Copy exactly, and only, the lines between the start of the entries below and the line containing "import pandas as pd", both inclusive. Omit pictures.

## [MATERIAL PROVIDED]
⁂

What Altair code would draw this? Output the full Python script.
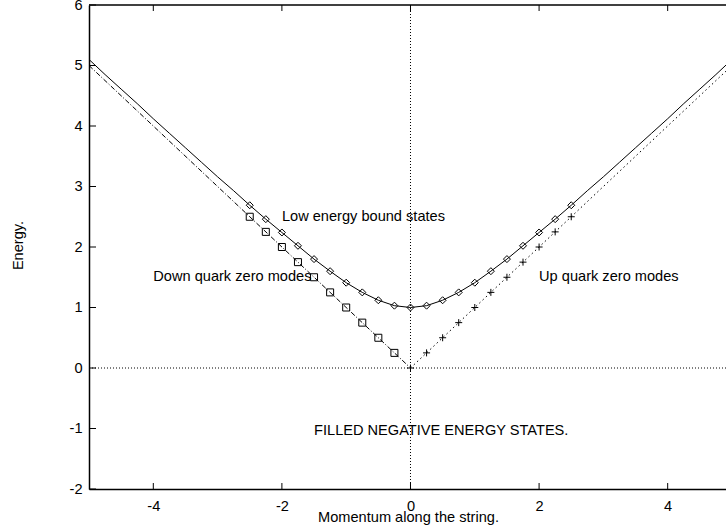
import altair as alt
import pandas as pd

# Bound-state branch (solid curve), sampled along the momentum axis
k_curve = [-5.0, -4.75, -4.5, -4.25, -4.0, -3.75, -3.5, -3.25, -3.0, -2.75,
           -2.5, -2.25, -2.0, -1.75, -1.5, -1.25, -1.0, -0.75, -0.5, -0.25,
           0.0, 0.25, 0.5, 0.75, 1.0, 1.25, 1.5, 1.75, 2.0, 2.25,
           2.5, 2.75, 3.0, 3.25, 3.5, 3.75, 4.0, 4.25, 4.5, 4.75, 5.0]
e_curve = [5.10, 4.85, 4.61, 4.37, 4.12, 3.88, 3.64, 3.40, 3.16, 2.93,
           2.69, 2.46, 2.24, 2.02, 1.80, 1.60, 1.41, 1.25, 1.12, 1.03,
           1.00, 1.03, 1.12, 1.25, 1.41, 1.60, 1.80, 2.02, 2.24, 2.46,
           2.69, 2.93, 3.16, 3.40, 3.64, 3.88, 4.12, 4.37, 4.61, 4.85, 5.10]

# Bound-state points (diamonds)
k_bound = [-2.5, -2.25, -2.0, -1.75, -1.5, -1.25, -1.0, -0.75, -0.5, -0.25, 0.0,
           0.25, 0.5, 0.75, 1.0, 1.25, 1.5, 1.75, 2.0, 2.25, 2.5]
e_bound = [2.69, 2.46, 2.24, 2.02, 1.80, 1.60, 1.41, 1.25, 1.12, 1.03, 1.00,
           1.03, 1.12, 1.25, 1.41, 1.60, 1.80, 2.02, 2.24, 2.46, 2.69]

# Down quark zero modes (squares) and their branch line
k_down = [-2.5, -2.25, -2.0, -1.75, -1.5, -1.25, -1.0, -0.75, -0.5, -0.25]
e_down = [2.5, 2.25, 2.0, 1.75, 1.5, 1.25, 1.0, 0.75, 0.5, 0.25]
k_down_line = [-5.0, 0.0]
e_down_line = [5.0, 0.0]

# Up quark zero modes (crosses) and their branch line
k_up = [0.0, 0.25, 0.5, 0.75, 1.0, 1.25, 1.5, 1.75, 2.0, 2.25, 2.5]
e_up = [0.0, 0.25, 0.5, 0.75, 1.0, 1.25, 1.5, 1.75, 2.0, 2.25, 2.5]
k_up_line = [0.0, 5.0]
e_up_line = [0.0, 5.0]

# Annotations
label_text = ["Low energy bound states", "Down quark zero modes",
              "Up quark zero modes", "FILLED NEGATIVE ENERGY STATES."]
label_k = [-2.0, -4.0, 2.0, -1.5]
label_e = [2.5, 1.5, 1.5, -1.04]

x_ticks = [-4, -2, 0, 2, 4]
y_ticks = [-2, -1, 0, 1, 2, 3, 4, 5, 6]

W, H = 637, 484
FONT = "Liberation Sans"
FS = 14.6

xs = alt.Scale(domain=[-5, 4.907], nice=False, zero=False)
ys = alt.Scale(domain=[-2, 6], nice=False, zero=False)

x_axis = alt.Axis(values=x_ticks, ticks=False, tickSize=0, grid=False,
                  labelPadding=9, labelExpr="'' + datum.value",
                  labelFont=FONT, labelFontSize=FS, labelColor="black",
                  domainColor="black", domainWidth=1.5,
                  title="Momentum along the string.", titleFont=FONT,
                  titleFontSize=FS, titleFontWeight="normal", titleColor="black",
                  titleX=W * 0.5 + 0.5, titleY=32, titleAlign="center",
                  titleBaseline="alphabetic")
y_axis = alt.Axis(values=y_ticks, ticks=False, tickSize=0, grid=False,
                  labelPadding=7, labelExpr="'' + datum.value",
                  labelFont=FONT, labelFontSize=FS, labelColor="black",
                  domainColor="black", domainWidth=1.5,
                  title="Energy.", titleFont=FONT, titleFontSize=FS,
                  titleFontWeight="normal", titleColor="black",
                  titleAngle=270, titleX=-67, titleY=240, titleAlign="center",
                  titleBaseline="alphabetic")


def X(field="k"):
    return alt.X(f"{field}:Q", scale=xs, axis=x_axis)


def Y(field="e"):
    return alt.Y(f"{field}:Q", scale=ys, axis=y_axis)


curve_df = pd.DataFrame({"k": k_curve, "e": e_curve})
bound_df = pd.DataFrame({"k": k_bound, "e": e_bound})
down_df = pd.DataFrame({"k": k_down, "e": e_down})
down_line_df = pd.DataFrame({"k": k_down_line, "e": e_down_line})
up_df = pd.DataFrame({"k": k_up, "e": e_up})
up_line_df = pd.DataFrame({"k": k_up_line, "e": e_up_line})
label_df = pd.DataFrame({"t": label_text, "k": label_k, "e": label_e})
xt_df = pd.DataFrame({"k": x_ticks})
yt_df = pd.DataFrame({"e": y_ticks})

# zero axes (dotted)
zero_x = alt.Chart(pd.DataFrame({"k": [0]})).mark_rule(
    color="black", strokeWidth=1, strokeDash=[1, 2]
).encode(x=X(), y=alt.value(0), y2=alt.value(H))
zero_y = alt.Chart(pd.DataFrame({"e": [0]})).mark_rule(
    color="black", strokeWidth=1, strokeDash=[1, 2]
).encode(y=Y(), x=alt.value(0), x2=alt.value(W))

# top border
top_border = alt.Chart(pd.DataFrame({"e": [6]})).mark_rule(
    color="black", strokeWidth=1.5
).encode(y=Y(), x=alt.value(0), x2=alt.value(W))

# inward tick marks, bottom/top and left
tick_bottom = alt.Chart(xt_df).mark_rule(color="black", strokeWidth=1).encode(
    x=X(), y=alt.value(H), y2=alt.value(H - 6))
tick_top = alt.Chart(xt_df).mark_rule(color="black", strokeWidth=1).encode(
    x=X(), y=alt.value(0), y2=alt.value(6))
tick_left = alt.Chart(yt_df).mark_rule(color="black", strokeWidth=1).encode(
    y=Y(), x=alt.value(0), x2=alt.value(7))

curve = alt.Chart(curve_df).mark_line(
    color="black", strokeWidth=1, clip=True
).encode(x=X(), y=Y(), order="k:Q")
down_line = alt.Chart(down_line_df).mark_line(
    color="black", strokeWidth=1, strokeDash=[5, 2, 1, 2], clip=True
).encode(x=X(), y=Y())
up_line = alt.Chart(up_line_df).mark_line(
    color="black", strokeWidth=1, strokeDash=[1.5, 3], clip=True
).encode(x=X(), y=Y())

bound_pts = alt.Chart(bound_df).mark_point(
    shape="diamond", size=49, filled=False, color="black", strokeWidth=1, opacity=1
).encode(x=X(), y=Y())
down_pts = alt.Chart(down_df).mark_point(
    shape="square", size=49, filled=False, color="black", strokeWidth=1, opacity=1
).encode(x=X(), y=Y())
up_pts = alt.Chart(up_df).mark_point(
    shape="M-1,0L1,0M0,-1L0,1", size=49, filled=False, color="black",
    strokeWidth=1, opacity=1
).encode(x=X(), y=Y())

labels = alt.Chart(label_df).mark_text(
    align="left", baseline="middle", font=FONT, fontSize=FS, color="black"
).encode(x=X(), y=Y(), text="t:N")

chart = alt.layer(
    zero_x, zero_y, top_border, tick_bottom, tick_top, tick_left,
    curve, down_line, up_line, bound_pts, down_pts, up_pts, labels
).properties(
    width=W, height=H,
    autosize=alt.AutoSizeParams(type="none"),
    padding={"left": 89, "top": 5, "right": 0, "bottom": 42},
    background="white",
).configure_view(stroke=None)

chart.save("out.html", embed_options={"renderer": "svg", "actions": False})
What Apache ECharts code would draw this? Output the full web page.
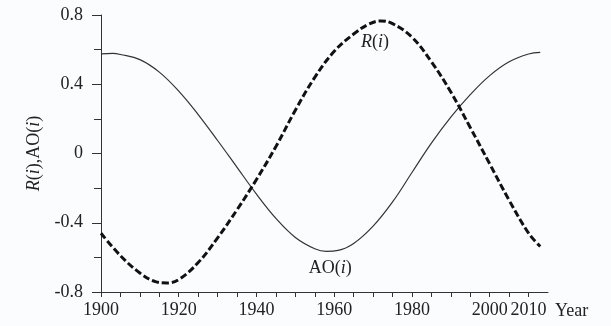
<!DOCTYPE html>
<html>
<head>
<meta charset="utf-8">
<script src="https://cdn.jsdelivr.net/npm/echarts@6/dist/echarts.min.js"></script>
<style>
  html, body { margin: 0; padding: 0; background: #fbfcfd; }
  #chart { width: 611px; height: 326px; }
</style>
</head>
<body>
<div id="chart"></div>
<script>
// R(i) - thick dashed curve, years and values
const rYears = [1900, 1905, 1910, 1914, 1917, 1920, 1925, 1930, 1935, 1940, 1945, 1950, 1955,
  1960, 1965, 1969, 1972, 1975, 1980, 1985, 1990, 1995, 2000, 2005, 2010, 2013]
const rValues = [-0.461, -0.59, -0.69, -0.74, -0.748, -0.728, -0.63, -0.487, -0.325, -0.15, 0.04, 0.25, 0.44,
  0.59, 0.69, 0.748, 0.766, 0.75, 0.672, 0.53, 0.355, 0.15, -0.06, -0.27, -0.46, -0.537]
// AO(i) - thin solid curve
const aoYears = [1900, 1903, 1905, 1910, 1915, 1920, 1925, 1930, 1935, 1940, 1945, 1950, 1955,
  1958, 1961, 1965, 1970, 1975, 1980, 1985, 1990, 1995, 2000, 2005, 2010, 2013]
const aoValues = [0.575, 0.578, 0.572, 0.542, 0.47, 0.36, 0.225, 0.075, -0.08, -0.235, -0.375, -0.485, -0.55,
  -0.565, -0.56, -0.52, -0.42, -0.28, -0.11, 0.06, 0.21, 0.34, 0.45, 0.53, 0.575, 0.584]
// x axis labels / ticks
const xTickLabels = [1900, 1920, 1940, 1960, 1980, 2000, 2010]
const xTicks = [1900, 1905, 1910, 1915, 1920, 1925, 1930, 1935, 1940, 1945, 1950, 1955,
  1960, 1965, 1970, 1975, 1980, 1985, 1990, 1995, 2000, 2005, 2010]

const font = 'Liberation Serif'
const ink = '#222'
const italic = { fontStyle: 'italic', fontFamily: font, fontSize: 18, color: ink }

const rData = rYears.map((y, i) => [y, rValues[i]])
const aoData = aoYears.map((y, i) => [y, aoValues[i]])

const chart = echarts.init(document.getElementById('chart'))
chart.setOption({
  animation: false,
  backgroundColor: '#fbfcfd',
  grid: { left: 101, right: 63, top: 15, bottom: 34 },
  xAxis: {
    type: 'value',
    min: 1900,
    max: 2015,
    interval: 5,
    name: 'Year',
    nameLocation: 'end',
    nameGap: 7,
    nameTextStyle: { fontFamily: font, fontSize: 18, color: ink, verticalAlign: 'top', padding: [10, 0, 0, 0] },
    axisLine: { onZero: false, lineStyle: { color: '#333', width: 1 } },
    axisTick: { show: true, length: 5, customValues: xTicks, lineStyle: { color: '#333' } },
    axisLabel: {
      customValues: xTickLabels,
      hideOverlap: false,
      margin: 9,
      fontFamily: font,
      fontSize: 18,
      color: ink,
      formatter: v => String(v)
    },
    splitLine: { show: false }
  },
  yAxis: {
    type: 'value',
    min: -0.8,
    max: 0.8,
    interval: 0.4,
    name: '{i|R}({i|i}),AO({i|i})',
    nameLocation: 'middle',
    nameGap: 40,
    nameTextStyle: { fontFamily: font, fontSize: 18, color: ink, rich: { i: italic } },
    axisLine: { show: true, lineStyle: { color: '#333', width: 1 } },
    axisTick: { show: true, length: 9, lineStyle: { color: '#333' } },
    minorTick: { show: true, splitNumber: 2, length: 7, lineStyle: { color: '#333' } },
    axisLabel: { margin: 18, fontFamily: font, fontSize: 18, color: ink },
    splitLine: { show: false }
  },
  series: [
    {
      name: 'AO',
      type: 'line',
      data: aoData,
      smooth: 0.4,
      showSymbol: false,
      lineStyle: { color: '#333', width: 1.2 },
      markPoint: {
        symbolSize: 1,
        itemStyle: { color: 'transparent' },
        label: {
          show: true,
          formatter: 'AO({i|i})',
          fontFamily: font,
          fontSize: 18,
          color: ink,
          rich: { i: italic }
        },
        data: [{ coord: [1959, -0.666] }]
      }
    },
    {
      name: 'R',
      type: 'line',
      data: rData,
      smooth: 0.4,
      showSymbol: false,
      lineStyle: { color: '#111', width: 3, type: [7, 3] },
      markPoint: {
        symbolSize: 1,
        itemStyle: { color: 'transparent' },
        label: {
          show: true,
          formatter: '{i|R}({i|i})',
          fontFamily: font,
          fontSize: 18,
          color: ink,
          rich: { i: italic }
        },
        data: [{ coord: [1970.5, 0.64] }]
      }
    }
  ]
})
</script>
</body>
</html>
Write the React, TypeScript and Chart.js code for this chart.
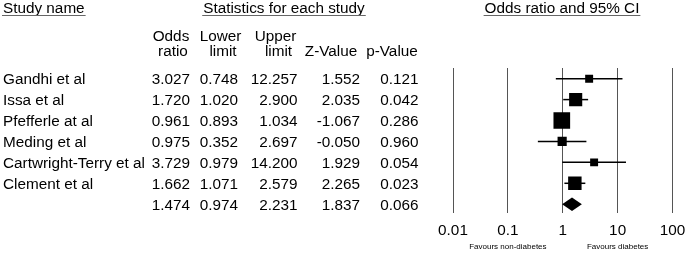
import React, { useEffect, useRef } from "react";
import { Chart, registerables } from "chart.js";

Chart.register(...registerables);

// ---- data ----
const studyNames = [
  "Gandhi et al",
  "Issa et al",
  "Pfefferle at al",
  "Meding et al",
  "Cartwright-Terry et al",
  "Clement et al",
  "",
];
const oddsRatios = [3.027, 1.72, 0.961, 0.975, 3.729, 1.662, 1.474];
const lowerLimits = [0.748, 1.02, 0.893, 0.352, 0.979, 1.071, 0.974];
const upperLimits = [12.257, 2.9, 1.034, 2.697, 14.2, 2.579, 2.231];
const zValues = [1.552, 2.035, -1.067, -0.05, 1.929, 2.265, 1.837];
const pValues = [0.121, 0.042, 0.286, 0.96, 0.054, 0.023, 0.066];
// relative study weights (%) — box area proportional to weight
const weights = [7.5, 20.5, 33, 10, 7.5, 21.5];
const summaryIndex = 6;
const xTickValues = [0.01, 0.1, 1, 10, 100];
const xTickLabels = ["0.01", "0.1", "1", "10", "100"];
const favourLabels = ["Favours non-diabetes", "Favours diabetes"];
const favourAt = [0.1, 10];

const FONT = "'Liberation Sans', Arial, Helvetica, sans-serif";
const FS = 15.3;

const forestPlugin = {
  id: "forestPlugin",
  beforeDatasetsDraw(chart: any) {
    const { ctx } = chart;
    const x = chart.scales.x;
    const y = chart.scales.y;
    ctx.save();
    ctx.strokeStyle = "#000";
    ctx.lineWidth = 1.5;
    for (let i = 0; i < weights.length; i++) {
      const py = y.getPixelForValue(i);
      ctx.beginPath();
      ctx.moveTo(x.getPixelForValue(lowerLimits[i]), py);
      ctx.lineTo(x.getPixelForValue(upperLimits[i]), py);
      ctx.stroke();
    }
    const s = summaryIndex;
    const py = y.getPixelForValue(s);
    const h = 6.7;
    ctx.fillStyle = "#000";
    ctx.beginPath();
    ctx.moveTo(x.getPixelForValue(lowerLimits[s]), py);
    ctx.lineTo(x.getPixelForValue(oddsRatios[s]), py - h);
    ctx.lineTo(x.getPixelForValue(upperLimits[s]), py);
    ctx.lineTo(x.getPixelForValue(oddsRatios[s]), py + h);
    ctx.closePath();
    ctx.fill();
    ctx.restore();
  },
  afterDraw(chart: any) {
    const { ctx } = chart;
    const x = chart.scales.x;
    const y = chart.scales.y;
    ctx.save();
    ctx.fillStyle = "#000";
    ctx.font = `${FS}px ${FONT}`;
    ctx.textBaseline = "alphabetic";

    // top headers with underline
    const underline = (text: string, cx: number, align: "left" | "center") => {
      ctx.textAlign = align;
      ctx.fillText(text, cx, 13);
      const w = ctx.measureText(text).width;
      const x0 = align === "left" ? cx - 1 : cx - w / 2 - 1;
      ctx.save();
      ctx.strokeStyle = "#666";
      ctx.lineWidth = 1;
      ctx.beginPath();
      ctx.moveTo(x0, 15.5);
      ctx.lineTo(x0 + w + 2, 15.5);
      ctx.stroke();
      ctx.restore();
    };
    underline("Study name", 3, "left");
    underline("Statistics for each study", 284, "center");
    underline("Odds ratio and 95% CI", 562, "center");

    // column headers
    ctx.textAlign = "center";
    const h1: [string, number][] = [["Odds", 171], ["Lower", 220.5], ["Upper", 275.5]];
    const h2: [string, number][] = [["ratio", 173], ["limit", 223], ["limit", 278.5], ["Z-Value", 331], ["p-Value", 392]];
    h1.forEach(([t, cx]) => ctx.fillText(t, cx, 41));
    h2.forEach(([t, cx]) => ctx.fillText(t, cx, 56));

    // rows
    const cols = [oddsRatios, lowerLimits, upperLimits, zValues, pValues];
    const rights = [190, 238, 297.5, 360, 418.5];
    for (let i = 0; i < studyNames.length; i++) {
      const base = y.getPixelForValue(i) + 5.6;
      ctx.textAlign = "left";
      ctx.fillText(studyNames[i], 3, base);
      ctx.textAlign = "right";
      cols.forEach((arr, c) => ctx.fillText(arr[i].toFixed(3), rights[c], base));
    }

    // favours labels
    ctx.font = `8px ${FONT}`;
    ctx.textAlign = "center";
    favourLabels.forEach((t, i) => ctx.fillText(t, x.getPixelForValue(favourAt[i]), 249));
    ctx.restore();
  },
};

export default function App() {
  const ref = useRef<HTMLCanvasElement>(null);
  useEffect(() => {
    const chart = new Chart(ref.current as HTMLCanvasElement, {
      type: "scatter",
      data: {
        datasets: [
          {
            data: weights.map((_, i) => ({ x: oddsRatios[i], y: i })),
            pointStyle: "rect",
            backgroundColor: "#000",
            borderColor: "#000",
            borderWidth: 0,
            pointRadius: (c: any) => 2.05 * Math.sqrt(weights[c.dataIndex] || 0),
            pointHoverRadius: (c: any) => 2.05 * Math.sqrt(weights[c.dataIndex] || 0),
          },
        ],
      },
      options: {
        responsive: false,
        animation: false,
        devicePixelRatio: 1,
        events: [],
        layout: { padding: { left: 453, right: 12.5, top: 68, bottom: 0 } },
        plugins: { legend: { display: false }, tooltip: { enabled: false } },
        scales: {
          x: {
            type: "logarithmic",
            min: 0.01,
            max: 100,
            position: "bottom",
            afterBuildTicks: (s: any) => {
              s.ticks = xTickValues.map((v) => ({ value: v }));
            },
            afterFit: (s: any) => {
              s.height = 46;
              s.paddingLeft = 0;
              s.paddingRight = 0;
            },
            grid: { color: "#555", lineWidth: 1, drawTicks: false },
            border: { display: false },
            ticks: {
              callback: (_v: any, i: number) => xTickLabels[i],
              color: "#000",
              font: { family: FONT, size: FS },
              padding: 9,
              autoSkip: false,
              maxRotation: 0,
            },
          },
          y: { type: "linear", display: false, min: -0.51, max: 6.42, reverse: true },
        },
      } as any,
      plugins: [forestPlugin],
    });
    return () => chart.destroy();
  }, []);
  return (
    <div style={{ position: "absolute", left: 0, top: 0, width: 685, height: 259, background: "#fff" }}>
      <canvas ref={ref} width={685} height={259} style={{ display: "block" }} />
    </div>
  );
}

⁂

## [ANSWER TO THE PROBLEM]
What Altair code would draw this? Output the full Python script.
import altair as alt
import pandas as pd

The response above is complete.